During the event, Nashville Mayor Megan Barry shared plans for the area's growing senior population, including transportation, affordable housing and aging in place, which allows people to live comfortably in their homes and communities.

Barry also discussed her vision for the city during the meeting.

"As the Council on Aging celebrates its 30th anniversary, I am so honored to be a part of this organization that has served more than a million seniors and their families," Maribeth Farringer, executive director of the Council on Aging, said. "I am excited to continue to identify needs and drive solutions to serve this vibrant population as we advance essential programs to meet their needs and improve quality of life."

By 2040, Davidson County's population of people 60 and over is projected to increase almost 80 percent, from approximately 95,000 to more than 171,000, according to The University of Tennessee Center for Business and Economic Research.

"With dedicated organizations like the Council on Aging, we are working to improve services that will impact the lives of seniors as this population continues to expand in our city, with particular focus on improving transportation so seniors can always get around easily and efficiently, providing affordable housing options and helping them age in their home environments," Mayor Barry said.

Former Mayor Richard Fulton established a task force in 1985 that became the Council on Aging.

"In the mid-1980s, few groups were looking at the needs of Nashville's older population.
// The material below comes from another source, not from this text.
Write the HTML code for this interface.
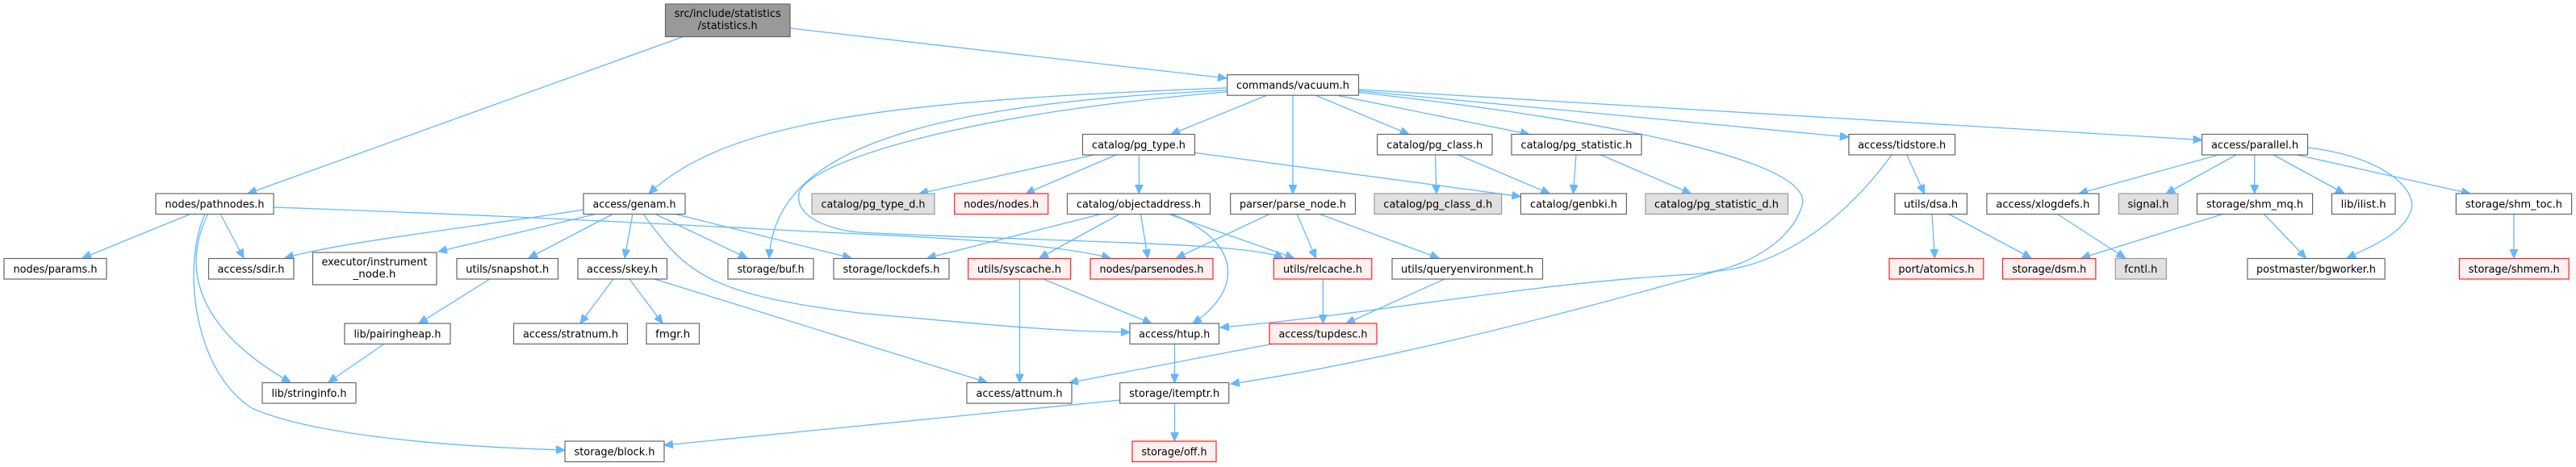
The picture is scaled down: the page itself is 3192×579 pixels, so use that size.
<!DOCTYPE html>
<html><head><meta charset="utf-8"><style>
html,body{margin:0;padding:0;background:#fff;}
svg{display:block;}
text{font-family:"DejaVu Sans","Liberation Sans",sans-serif;font-size:13px;fill:#000;text-anchor:middle;}
.n{fill:#fff;stroke:#666;stroke-width:1.2;}
.r{fill:#fff0f0;stroke:#ff2020;stroke-width:1.2;}
.g{fill:#e0e0e0;stroke:#999;stroke-width:1.2;}
.t{fill:#999;stroke:#666;stroke-width:1.2;}
path{fill:none;stroke:#63b8ff;stroke-width:1.3;}
</style></head><body>
<svg width="3192" height="579" viewBox="0 0 3192 579" xmlns="http://www.w3.org/2000/svg">
<defs><marker id="a" markerUnits="userSpaceOnUse" markerWidth="12" markerHeight="10" refX="11" refY="5" orient="auto"><path d="M0,0 L11,5 L0,10 Z" style="fill:#63b8ff;stroke:#63b8ff;stroke-width:1"/></marker></defs>
<g marker-end="url(#a)">
<path d="M848,45 L307,240"/>
<path d="M979,35 L1520,97"/>
<path d="M1520,109 C1100,125 900,150 804,240"/>
<path d="M1520,112 C1100,130 960,200 953,320"/>
<path d="M1520,114 C1200,140 1000,200 990,240 C985,270 1030,285 1064,288 C1300,300 1550,300 1590,320"/>
<path d="M339,257 C700,270 900,282 1064,290 C1200,296 1320,305 1376,320"/>
<path d="M723,260 C600,280 420,300 353,320"/>
<path d="M273,265 L302,320"/>
<path d="M237,265 L102,320"/>
<path d="M258,265 C230,320 230,400 360,474"/>
<path d="M254,265 C225,330 240,460 312,506 C400,545 600,555 700,558"/>
<path d="M740,265 L543,312"/>
<path d="M760,265 L655,320"/>
<path d="M784,265 L774,320"/>
<path d="M811,265 L926,320"/>
<path d="M835,265 L1055,320"/>
<path d="M797,265 C850,340 880,365 1064,388 C1250,405 1300,410 1400,412"/>
<path d="M607,346 L519,401"/>
<path d="M475,427 L407,474"/>
<path d="M760,346 L719,401"/>
<path d="M780,346 L821,401"/>
<path d="M811,346 L1223,474"/>
<path d="M1388,496 L823,552"/>
<path d="M1569,118.5 L1451,166.5"/>
<path d="M1602,118.5 L1602,240"/>
<path d="M1631,118.5 L1746,166.5"/>
<path d="M1658,118.5 L1895,166.5"/>
<path d="M1683.5,112.6 L2290.9,170"/>
<path d="M1683.5,111 L2728.5,173.5"/>
<path d="M1683.5,114.5 C2000,150 2250,200 2233,255 C2220,300 2160,335 2100,340 C1900,350 1700,390 1512,406"/>
<path d="M2344,192 C2280,280 2200,330 2128,336 C1900,400 1700,450 1525,476"/>
<path d="M1356,192 L1139,240"/>
<path d="M1383,192 L1271,240"/>
<path d="M1411.4,192 L1411.4,240"/>
<path d="M1480.6,189.4 L1884.4,243.7"/>
<path d="M1778.5,192 L1780,240"/>
<path d="M1807,192 L1920.4,240"/>
<path d="M1953,192 L1949.5,240"/>
<path d="M1983.5,192 L2095.4,240"/>
<path d="M1366,265 L1148.8,320"/>
<path d="M1388,265 L1288,320"/>
<path d="M1413.5,265 L1422.3,320"/>
<path d="M1447,265 L1603.5,320"/>
<path d="M1451,265 C1540,300 1540,360 1478,401"/>
<path d="M1574,265 L1457.6,320"/>
<path d="M1607,265 L1630.6,320"/>
<path d="M1634,265 L1783,320"/>
<path d="M1263.5,346 L1263.5,474.5"/>
<path d="M1292.7,346 L1427,401"/>
<path d="M1639.4,346 L1639.4,401"/>
<path d="M1790,346 L1668,401"/>
<path d="M1455.5,426.5 L1455.5,474.5"/>
<path d="M1576,426.5 L1325,474.5"/>
<path d="M1455.5,500 L1455.5,547"/>
<path d="M2362.8,192 L2384.5,240"/>
<path d="M2394,265 L2397.4,320"/>
<path d="M2414,265 L2517,320"/>
<path d="M2749,192 L2576,240"/>
<path d="M2771,192 L2684,240"/>
<path d="M2793.7,192 L2793.7,240"/>
<path d="M2817,192 L2905,240"/>
<path d="M2846,192 L3061,240"/>
<path d="M2859.5,183 C2960,195 3000,240 2986,265 C2975,290 2940,305 2908,320"/>
<path d="M2548.7,265 L2633.5,320"/>
<path d="M2755.7,265 L2579,320"/>
<path d="M2805,265 L2857.5,320"/>
<path d="M3115,265 L3115,320"/>
</g>

<rect class="t" x="824.5" y="5" width="154.5" height="40.5"/>
<text x="901.7" y="21" textLength="132" lengthAdjust="spacingAndGlyphs">src/include/statistics</text>
<text x="901.7" y="36" textLength="74" lengthAdjust="spacingAndGlyphs">/statistics.h</text>

<rect class="n" x="1520.7" y="92.7" width="162.8" height="25.5"/><text x="1602" y="110" textLength="140" lengthAdjust="spacingAndGlyphs">commands/vacuum.h</text>

<rect class="n" x="1341.5" y="166.5" width="139" height="25.5"/><text x="1411" y="184" textLength="116" lengthAdjust="spacingAndGlyphs">catalog/pg_type.h</text>
<rect class="n" x="1706.6" y="166.5" width="142.4" height="25.5"/><text x="1777.8" y="184" textLength="119" lengthAdjust="spacingAndGlyphs">catalog/pg_class.h</text>
<rect class="n" x="1873" y="166.5" width="161" height="25.5"/><text x="1953.5" y="184" textLength="138" lengthAdjust="spacingAndGlyphs">catalog/pg_statistic.h</text>
<rect class="n" x="2290.9" y="166.5" width="131.6" height="25.5"/><text x="2356.7" y="184" textLength="109" lengthAdjust="spacingAndGlyphs">access/tidstore.h</text>
<rect class="n" x="2728.5" y="166.5" width="131" height="25.5"/><text x="2794" y="184" textLength="108" lengthAdjust="spacingAndGlyphs">access/parallel.h</text>

<rect class="n" x="193" y="240" width="146" height="25.5"/><text x="266" y="257.5" textLength="123" lengthAdjust="spacingAndGlyphs">nodes/pathnodes.h</text>
<rect class="n" x="723" y="240" width="126" height="25.5"/><text x="786" y="257.5" textLength="103" lengthAdjust="spacingAndGlyphs">access/genam.h</text>
<rect class="g" x="1006" y="240" width="152" height="25.5"/><text x="1082" y="257.5" textLength="129" lengthAdjust="spacingAndGlyphs">catalog/pg_type_d.h</text>
<rect class="r" x="1182.7" y="240" width="116" height="25.5"/><text x="1240.7" y="257.5" textLength="93" lengthAdjust="spacingAndGlyphs">nodes/nodes.h</text>
<rect class="n" x="1322.5" y="240" width="177" height="25.5"/><text x="1411" y="257.5" textLength="154" lengthAdjust="spacingAndGlyphs">catalog/objectaddress.h</text>
<rect class="n" x="1524.7" y="240" width="154.8" height="25.5"/><text x="1602" y="257.5" textLength="132" lengthAdjust="spacingAndGlyphs">parser/parse_node.h</text>
<rect class="g" x="1703" y="240" width="157.6" height="25.5"/><text x="1781.8" y="257.5" textLength="135" lengthAdjust="spacingAndGlyphs">catalog/pg_class_d.h</text>
<rect class="n" x="1884.4" y="240" width="131" height="25.5"/><text x="1950" y="257.5" textLength="108" lengthAdjust="spacingAndGlyphs">catalog/genbki.h</text>
<rect class="g" x="2039" y="240" width="176.5" height="25.5"/><text x="2127" y="257.5" textLength="154" lengthAdjust="spacingAndGlyphs">catalog/pg_statistic_d.h</text>
<rect class="n" x="2347.9" y="240" width="89.5" height="25.5"/><text x="2392.6" y="257.5" textLength="67" lengthAdjust="spacingAndGlyphs">utils/dsa.h</text>
<rect class="n" x="2461.9" y="240" width="139" height="25.5"/><text x="2531.4" y="257.5" textLength="116" lengthAdjust="spacingAndGlyphs">access/xlogdefs.h</text>
<rect class="g" x="2625.4" y="240" width="73.3" height="25.5"/><text x="2662" y="257.5" textLength="51" lengthAdjust="spacingAndGlyphs">signal.h</text>
<rect class="n" x="2722.4" y="240" width="143.2" height="25.5"/><text x="2794" y="257.5" textLength="120" lengthAdjust="spacingAndGlyphs">storage/shm_mq.h</text>
<rect class="n" x="2889.4" y="240" width="78.6" height="25.5"/><text x="2928.7" y="257.5" textLength="56" lengthAdjust="spacingAndGlyphs">lib/ilist.h</text>
<rect class="n" x="3043.4" y="240" width="143.2" height="25.5"/><text x="3115" y="257.5" textLength="120" lengthAdjust="spacingAndGlyphs">storage/shm_toc.h</text>

<rect class="n" x="5" y="320.5" width="127" height="25.5"/><text x="68.5" y="338" textLength="104" lengthAdjust="spacingAndGlyphs">nodes/params.h</text>
<rect class="n" x="258.5" y="320.5" width="105.5" height="25.5"/><text x="311" y="338" textLength="83" lengthAdjust="spacingAndGlyphs">access/sdir.h</text>
<rect class="n" x="387.5" y="313" width="153.5" height="40"/><text x="464" y="329" textLength="131" lengthAdjust="spacingAndGlyphs">executor/instrument</text><text x="464" y="344" textLength="53" lengthAdjust="spacingAndGlyphs">_node.h</text>
<rect class="n" x="566" y="320.5" width="125.5" height="25.5"/><text x="628.7" y="338" textLength="103" lengthAdjust="spacingAndGlyphs">utils/snapshot.h</text>
<rect class="n" x="716" y="320.5" width="110.5" height="25.5"/><text x="771" y="338" textLength="88" lengthAdjust="spacingAndGlyphs">access/skey.h</text>
<rect class="n" x="902" y="320.5" width="106" height="25.5"/><text x="955" y="338" textLength="83" lengthAdjust="spacingAndGlyphs">storage/buf.h</text>
<rect class="n" x="1033" y="320.5" width="143" height="25.5"/><text x="1104.5" y="338" textLength="120" lengthAdjust="spacingAndGlyphs">storage/lockdefs.h</text>
<rect class="r" x="1199.7" y="320.5" width="127" height="25.5"/><text x="1263" y="338" textLength="104" lengthAdjust="spacingAndGlyphs">utils/syscache.h</text>
<rect class="r" x="1351" y="320.5" width="152" height="25.5"/><text x="1427" y="338" textLength="129" lengthAdjust="spacingAndGlyphs">nodes/parsenodes.h</text>
<rect class="r" x="1578.4" y="320.5" width="121.4" height="25.5"/><text x="1639" y="338" textLength="98" lengthAdjust="spacingAndGlyphs">utils/relcache.h</text>
<rect class="n" x="1725" y="320.5" width="186.5" height="25.5"/><text x="1818" y="338" textLength="164" lengthAdjust="spacingAndGlyphs">utils/queryenvironment.h</text>
<rect class="r" x="2341" y="320.5" width="116.8" height="25.5"/><text x="2399.4" y="338" textLength="94" lengthAdjust="spacingAndGlyphs">port/atomics.h</text>
<rect class="r" x="2481.5" y="320.5" width="115.4" height="25.5"/><text x="2539.2" y="338" textLength="92" lengthAdjust="spacingAndGlyphs">storage/dsm.h</text>
<rect class="g" x="2621.3" y="320.5" width="63.1" height="25.5"/><text x="2652.8" y="338" textLength="41" lengthAdjust="spacingAndGlyphs">fcntl.h</text>
<rect class="n" x="2784.9" y="320.5" width="170.3" height="25.5"/><text x="2870" y="338" textLength="148" lengthAdjust="spacingAndGlyphs">postmaster/bgworker.h</text>
<rect class="r" x="3047.5" y="320.5" width="135.7" height="25.5"/><text x="3115.3" y="338" textLength="113" lengthAdjust="spacingAndGlyphs">storage/shmem.h</text>

<rect class="n" x="427" y="401" width="131" height="25.5"/><text x="492.5" y="418.5" textLength="108" lengthAdjust="spacingAndGlyphs">lib/pairingheap.h</text>
<rect class="n" x="636.5" y="401" width="141" height="25.5"/><text x="707" y="418.5" textLength="118" lengthAdjust="spacingAndGlyphs">access/stratnum.h</text>
<rect class="n" x="801" y="401" width="65.5" height="25.5"/><text x="833.7" y="418.5" textLength="43" lengthAdjust="spacingAndGlyphs">fmgr.h</text>
<rect class="n" x="1400" y="401" width="110.5" height="25.5"/><text x="1455.3" y="418.5" textLength="88" lengthAdjust="spacingAndGlyphs">access/htup.h</text>
<rect class="r" x="1573" y="401" width="133" height="25.5"/><text x="1639.5" y="418.5" textLength="110" lengthAdjust="spacingAndGlyphs">access/tupdesc.h</text>

<rect class="n" x="325" y="474.5" width="116" height="25.5"/><text x="383" y="492" textLength="93" lengthAdjust="spacingAndGlyphs">lib/stringinfo.h</text>
<rect class="n" x="1198" y="474.5" width="130" height="25.5"/><text x="1263" y="492" textLength="107" lengthAdjust="spacingAndGlyphs">access/attnum.h</text>
<rect class="n" x="1387.7" y="474.5" width="135" height="25.5"/><text x="1455.2" y="492" textLength="112" lengthAdjust="spacingAndGlyphs">storage/itemptr.h</text>

<rect class="n" x="700" y="547" width="123" height="25.5"/><text x="761.5" y="564.5" textLength="100" lengthAdjust="spacingAndGlyphs">storage/block.h</text>
<rect class="r" x="1403" y="547" width="104" height="25.5"/><text x="1455" y="564.5" textLength="81" lengthAdjust="spacingAndGlyphs">storage/off.h</text>
</svg>
</body></html>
I felt a committee of citizens should be set up to examine the issues facing our aging community, and have input into the policies that were being made regarding transportation, housing and health care," Fulton recalled. "I called on Elizabeth Jacobs, who was very knowledgeable about social services, and we met in my office. I shared my vision with her, and we got the ball rolling!

"Thirty years later, we are celebrating the many successes of the Council on Aging. COA is the advocacy group for Nashville's senior citizens."